* **DATA SECTION**
[start]
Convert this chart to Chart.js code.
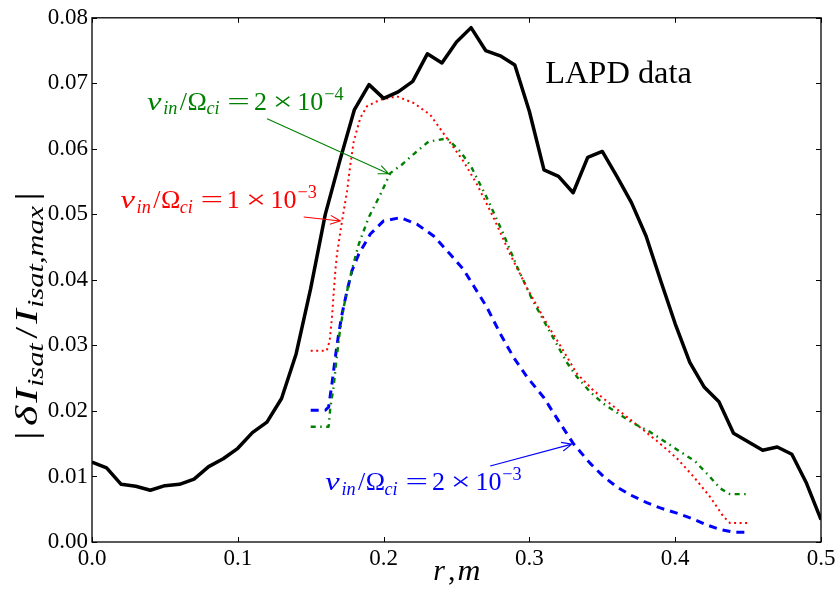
<!DOCTYPE html>
<html>
<head>
<meta charset="utf-8">
<script src="https://cdn.jsdelivr.net/npm/chart.js@4"></script>
<style>
  html, body { margin: 0; padding: 0; background: #fff; }
  #wrap { width: 839px; height: 592px; position: relative; }
</style>
</head>
<body>
<div id="wrap"><canvas id="chart"></canvas></div>
<script>
// LAPD measurement, r = 0 .. 0.5 m
const radiusLapd = [0.00, 0.01, 0.02, 0.03, 0.04, 0.05, 0.06, 0.07, 0.08, 0.09,
                    0.10, 0.11, 0.12, 0.13, 0.14, 0.15, 0.16, 0.17, 0.18, 0.19,
                    0.20, 0.21, 0.22, 0.23, 0.24, 0.25, 0.26, 0.27, 0.28, 0.29,
                    0.30, 0.31, 0.32, 0.33, 0.34, 0.35, 0.36, 0.37, 0.38, 0.39,
                    0.40, 0.41, 0.42, 0.43, 0.44, 0.45, 0.46, 0.47, 0.48, 0.49, 0.50];
const ampLapd = [0.0122, 0.0113, 0.0088, 0.0085, 0.0079, 0.0086, 0.0088, 0.0096, 0.0115, 0.0127,
                 0.0143, 0.0167, 0.0183, 0.0219, 0.0287, 0.0387, 0.0500, 0.0582, 0.0660, 0.0698,
                 0.0677, 0.0687, 0.0703, 0.0745, 0.0731, 0.0763, 0.0785, 0.0750, 0.0742, 0.0728,
                 0.0657, 0.0568, 0.0558, 0.0533, 0.0587, 0.0596, 0.0558, 0.0518, 0.0467, 0.0399,
                 0.0333, 0.0274, 0.0236, 0.0214, 0.0166, 0.0153, 0.0140, 0.0145, 0.0134, 0.0090, 0.0034];

// simulation, nu_in/Omega_ci = 1e-3 (red)
const radiusNu1e3 = [0.150, 0.161, 0.163, 0.1646, 0.1657, 0.1669, 0.168, 0.1715, 0.1749, 0.1772,
                     0.1795, 0.184, 0.1886, 0.1977, 0.2092, 0.2206, 0.232, 0.2435, 0.2548, 0.264,
                     0.2754, 0.2868, 0.2983, 0.312, 0.3211, 0.3326, 0.344, 0.3554, 0.3668, 0.3782,
                     0.3897, 0.4011, 0.4125, 0.4239, 0.433, 0.4376, 0.450];
const ampNu1e3 = [0.0292, 0.0292, 0.0307, 0.0343, 0.0378, 0.0414, 0.0439, 0.0490, 0.0535, 0.0576,
                  0.0611, 0.0647, 0.0665, 0.0675, 0.0680, 0.0670, 0.0652, 0.0616, 0.0581, 0.0546,
                  0.0495, 0.0439, 0.0388, 0.0333, 0.0300, 0.0257, 0.0231, 0.0211, 0.0191, 0.0171,
                  0.0150, 0.0128, 0.0100, 0.0069, 0.0039, 0.0029, 0.0029];

// simulation, nu_in/Omega_ci = 2e-4 (green)
const radiusNu2e4 = [0.150, 0.1623, 0.1635, 0.1657, 0.1676, 0.1698, 0.1726, 0.176, 0.1795, 0.1829,
                     0.1897, 0.1977, 0.2046, 0.2126, 0.2217, 0.2308, 0.2435, 0.2526, 0.260, 0.2709,
                     0.2812, 0.2914, 0.3017, 0.313, 0.3257, 0.3326, 0.3417, 0.3508, 0.3611, 0.3714,
                     0.3828, 0.3931, 0.4034, 0.4137, 0.4228, 0.4308, 0.4376, 0.450];
const ampNu2e4 = [0.0176, 0.0176, 0.0206, 0.0236, 0.0277, 0.0318, 0.0358, 0.0394, 0.0426, 0.0454,
                  0.0495, 0.0530, 0.0563, 0.0576, 0.0594, 0.0611, 0.0616, 0.0596, 0.0573, 0.0525,
                  0.0475, 0.0421, 0.0371, 0.0325, 0.0274, 0.0252, 0.0229, 0.0211, 0.0196, 0.0181,
                  0.0168, 0.0153, 0.0138, 0.0123, 0.0102, 0.0082, 0.0073, 0.0073];

// simulation, nu_in/Omega_ci = 2e-3 (blue)
const radiusNu2e3 = [0.150, 0.160, 0.1623, 0.1646, 0.1669, 0.1692, 0.1715, 0.1749, 0.1783, 0.1829,
                     0.1909, 0.200, 0.2114, 0.2229, 0.2343, 0.2457, 0.2548, 0.2617, 0.2709, 0.280,
                     0.2891, 0.2983, 0.3097, 0.3211, 0.3302, 0.3417, 0.3508, 0.360, 0.3691, 0.3805,
                     0.3897, 0.4011, 0.4125, 0.4217, 0.4308, 0.4399, 0.450];
const ampNu2e3 = [0.0201, 0.0201, 0.0206, 0.0242, 0.0282, 0.0318, 0.0348, 0.0383, 0.0414, 0.0439,
                  0.0470, 0.0490, 0.0495, 0.0485, 0.0467, 0.0439, 0.0416, 0.0391, 0.0358, 0.0318,
                  0.0282, 0.0252, 0.0221, 0.0181, 0.0150, 0.0120, 0.0100, 0.0084, 0.0072, 0.0060,
                  0.0052, 0.0044, 0.0035, 0.0026, 0.0019, 0.0015, 0.0015];

const xTicks = [0.0, 0.1, 0.2, 0.3, 0.4, 0.5];
const yTicks = [0.00, 0.01, 0.02, 0.03, 0.04, 0.05, 0.06, 0.07, 0.08];

const serif = '"Liberation Serif", "DejaVu Serif", serif';
const GREEN = '#008000', RED = '#ff0000', BLUE = '#0000ff';

function toPoints(xs, ys) {
    return xs.map((x, i) => ({ x: x, y: ys[i] }));
}

function mathFont(italic, level, size) {
    const fs = level === 0 ? size : size * 0.7;
    return (italic ? 'italic ' : '') + fs + 'px ' + serif;
}

function levelShift(level, size) {
    return level < 0 ? size * 0.19 : (level > 0 ? -size * 0.38 : 0);
}

// boxed layout: [text, italic, level (0 base, -1 sub, 1 sup), boxStart, boxEnd, stretch]
function drawMath(ctx, pieces, size, color) {
    ctx.fillStyle = color;
    ctx.textAlign = 'left';
    ctx.textBaseline = 'alphabetic';
    pieces.forEach(([text, italic, level, b0, b1, stretch]) => {
        ctx.font = mathFont(italic, level, size);
        const m = ctx.measureText(text);
        const ink = m.actualBoundingBoxLeft + m.actualBoundingBoxRight;
        const box = b1 - b0;
        const sx = stretch ? box / ink : 1;
        ctx.save();
        ctx.translate(b0 + (box - ink * sx) / 2, levelShift(level, size));
        ctx.scale(sx, 1);
        ctx.fillText(text, m.actualBoundingBoxLeft, 0);
        ctx.restore();
    });
}

// flowing layout squeezed/stretched to a target length: [text, italic, level, gapBefore(em)]
function drawMathFlow(ctx, pieces, size, color, target) {
    ctx.fillStyle = color;
    ctx.textAlign = 'left';
    ctx.textBaseline = 'alphabetic';
    let total = 0;
    const widths = pieces.map(([text, italic, level, gap]) => {
        ctx.font = mathFont(italic, level, size);
        const w = ctx.measureText(text).width;
        total += gap * size + w;
        return w;
    });
    ctx.save();
    ctx.scale(target / total, 1);
    let cx = 0;
    pieces.forEach(([text, italic, level, gap], i) => {
        cx += gap * size;
        ctx.font = mathFont(italic, level, size);
        ctx.fillText(text, cx, levelShift(level, size));
        cx += widths[i];
    });
    ctx.restore();
}

function nuLabel(mant, exp) {
    return [
        ['ν', 1, 0, 0, 15, true], ['in', 1, -1, 16.2, 31.2], ['/', 0, 0, 31.7, 41.7],
        ['Ω', 0, 0, 41.7, 58.3], ['ci', 1, -1, 58.3, 73.3], ['=', 0, 0, 81.7, 101.7, true],
        [mant, 0, 0, 108.3, 118.3], ['×', 0, 0, 128.3, 143.3, true], ['10', 0, 0, 153.3, 175],
        ['−' + exp, 0, 1, 176.7, 196.7]
    ];
}

const yLabel = [
    ['|', 0, 0, 0], ['δ', 1, 0, 0.12], ['I', 1, 0, 0.07], ['isat', 1, -1, 0.03],
    ['/', 0, 0, 0.1], ['I', 1, 0, 0.07], ['isat,max', 1, -1, 0.03], ['|', 0, 0, 0.12]
];
const xLabel = [['r', 1, 0, 0, 13.3], [',', 0, 0, 16.5, 20.5], ['m', 1, 0, 25.5, 46.7, true]];

const notes = [
    { at: [0.0378, 0.0660], pieces: nuLabel('2', '4'), color: GREEN, arrow: [[0.1201, 0.0646], [0.2034, 0.0562]] },
    { at: [0.0195, 0.0510], pieces: nuLabel('1', '3'), color: RED, arrow: [[0.1452, 0.0496], [0.1703, 0.0490]] },
    { at: [0.1600, 0.00795], pieces: nuLabel('2', '3'), color: BLUE, arrow: [[0.2731, 0.0116], [0.3291, 0.01494]] }
];

function drawArrow(ctx, x0, y0, x1, y1, color) {
    const a = Math.atan2(y1 - y0, x1 - x0);
    const len = 11, spread = 0.42;
    ctx.strokeStyle = color;
    ctx.lineWidth = 1.1;
    ctx.beginPath();
    ctx.moveTo(x0, y0);
    ctx.lineTo(x1, y1);
    ctx.moveTo(x1 - len * Math.cos(a - spread), y1 - len * Math.sin(a - spread));
    ctx.lineTo(x1, y1);
    ctx.lineTo(x1 - len * Math.cos(a + spread), y1 - len * Math.sin(a + spread));
    ctx.stroke();
}

const decorPlugin = {
    id: 'decor',
    afterDatasetsDraw(chart) {
        const { ctx, chartArea: area, scales: { x, y } } = chart;
        ctx.save();

        // frame and inward ticks on all four sides
        ctx.strokeStyle = '#000';
        ctx.lineWidth = 1.3;
        ctx.strokeRect(area.left, area.top, area.right - area.left, area.bottom - area.top);
        ctx.lineWidth = 1;
        ctx.beginPath();
        xTicks.forEach(v => {
            const px = Math.round(x.getPixelForValue(v)) + 0.5;
            ctx.moveTo(px, area.bottom); ctx.lineTo(px, area.bottom - 5);
            ctx.moveTo(px, area.top); ctx.lineTo(px, area.top + 5);
        });
        yTicks.forEach(v => {
            const py = Math.round(y.getPixelForValue(v)) + 0.5;
            ctx.moveTo(area.left, py); ctx.lineTo(area.left + 5, py);
            ctx.moveTo(area.right, py); ctx.lineTo(area.right - 5, py);
        });
        ctx.stroke();

        // annotations
        notes.forEach(n => {
            const [a0, a1] = n.arrow;
            drawArrow(ctx, x.getPixelForValue(a0[0]), y.getPixelForValue(a0[1]),
                      x.getPixelForValue(a1[0]), y.getPixelForValue(a1[1]), n.color);
            ctx.save();
            ctx.translate(x.getPixelForValue(n.at[0]), y.getPixelForValue(n.at[1]));
            drawMath(ctx, n.pieces, 26, n.color);
            ctx.restore();
        });

        ctx.save();
        ctx.translate(x.getPixelForValue(0.3108), y.getPixelForValue(0.0701));
        drawMath(ctx, [['LAPD data', 0, 0, 0, 147, true]], 31, '#000');
        ctx.restore();

        // axis titles
        ctx.save();
        ctx.translate(433, 580);
        drawMath(ctx, xLabel, 30, '#000');
        ctx.restore();

        ctx.save();
        ctx.translate(37, 440);
        ctx.rotate(-Math.PI / 2);
        drawMathFlow(ctx, yLabel, 32, '#000', 248);
        ctx.restore();

        ctx.restore();
    }
};

document.addEventListener('DOMContentLoaded', () => {
    const tickFont = { family: serif, size: 23 };

    new Chart(document.getElementById('chart'), {
        type: 'line',
        data: {
            datasets: [
                { label: 'LAPD data', data: toPoints(radiusLapd, ampLapd),
                  borderColor: '#000', borderWidth: 3.5, order: 0 },
                { label: 'nu 1e-3', data: toPoints(radiusNu1e3, ampNu1e3),
                  borderColor: RED, borderWidth: 2, borderDash: [2, 3.5], order: 1 },
                { label: 'nu 2e-4', data: toPoints(radiusNu2e4, ampNu2e4),
                  borderColor: GREEN, borderWidth: 2.4, borderDash: [5, 4.5, 1.5, 4.5], order: 2 },
                { label: 'nu 2e-3', data: toPoints(radiusNu2e3, ampNu2e3),
                  borderColor: BLUE, borderWidth: 3, borderDash: [8, 6], order: 3 }
            ]
        },
        options: {
            responsive: true,
            maintainAspectRatio: false,
            animation: false,
            layout: { padding: { top: 16, right: 18, left: 0, bottom: 0 } },
            elements: {
                point: { radius: 0 },
                line: { tension: 0, fill: false, borderCapStyle: 'butt', borderJoinStyle: 'round' }
            },
            plugins: { legend: { display: false }, tooltip: { enabled: false } },
            scales: {
                x: {
                    type: 'linear', min: 0, max: 0.5,
                    grid: { display: false, tickLength: 0 }, border: { display: false },
                    afterBuildTicks: s => { s.ticks = xTicks.map(v => ({ value: v })); },
                    afterFit: s => { s.height = 50; },
                    ticks: { font: tickFont, color: '#000', padding: 3, maxRotation: 0, autoSkip: false,
                             callback: v => v.toFixed(1) }
                },
                y: {
                    type: 'linear', min: 0, max: 0.08,
                    grid: { display: false, tickLength: 0 }, border: { display: false },
                    afterBuildTicks: s => { s.ticks = yTicks.map(v => ({ value: v })); },
                    afterFit: s => { s.width = 92; },
                    ticks: { font: tickFont, color: '#000', padding: 4, autoSkip: false,
                             callback: v => v.toFixed(2) }
                }
            }
        },
        plugins: [decorPlugin]
    });
});
</script>
</body>
</html>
[end]
* **THE TASK**
Exactly restate the lines from the beginning of the data through the line with "0.0134, 0.0090, 0.0034];", and no others, keeping pictures out.

* **RESULT FOR THIS EXERCISE**
Convert this chart to Chart.js code.
<!DOCTYPE html>
<html>
<head>
<meta charset="utf-8">
<script src="https://cdn.jsdelivr.net/npm/chart.js@4"></script>
<style>
  html, body { margin: 0; padding: 0; background: #fff; }
  #wrap { width: 839px; height: 592px; position: relative; }
</style>
</head>
<body>
<div id="wrap"><canvas id="chart"></canvas></div>
<script>
// LAPD measurement, r = 0 .. 0.5 m
const radiusLapd = [0.00, 0.01, 0.02, 0.03, 0.04, 0.05, 0.06, 0.07, 0.08, 0.09,
                    0.10, 0.11, 0.12, 0.13, 0.14, 0.15, 0.16, 0.17, 0.18, 0.19,
                    0.20, 0.21, 0.22, 0.23, 0.24, 0.25, 0.26, 0.27, 0.28, 0.29,
                    0.30, 0.31, 0.32, 0.33, 0.34, 0.35, 0.36, 0.37, 0.38, 0.39,
                    0.40, 0.41, 0.42, 0.43, 0.44, 0.45, 0.46, 0.47, 0.48, 0.49, 0.50];
const ampLapd = [0.0122, 0.0113, 0.0088, 0.0085, 0.0079, 0.0086, 0.0088, 0.0096, 0.0115, 0.0127,
                 0.0143, 0.0167, 0.0183, 0.0219, 0.0287, 0.0387, 0.0500, 0.0582, 0.0660, 0.0698,
                 0.0677, 0.0687, 0.0703, 0.0745, 0.0731, 0.0763, 0.0785, 0.0750, 0.0742, 0.0728,
                 0.0657, 0.0568, 0.0558, 0.0533, 0.0587, 0.0596, 0.0558, 0.0518, 0.0467, 0.0399,
                 0.0333, 0.0274, 0.0236, 0.0214, 0.0166, 0.0153, 0.0140, 0.0145, 0.0134, 0.0090, 0.0034];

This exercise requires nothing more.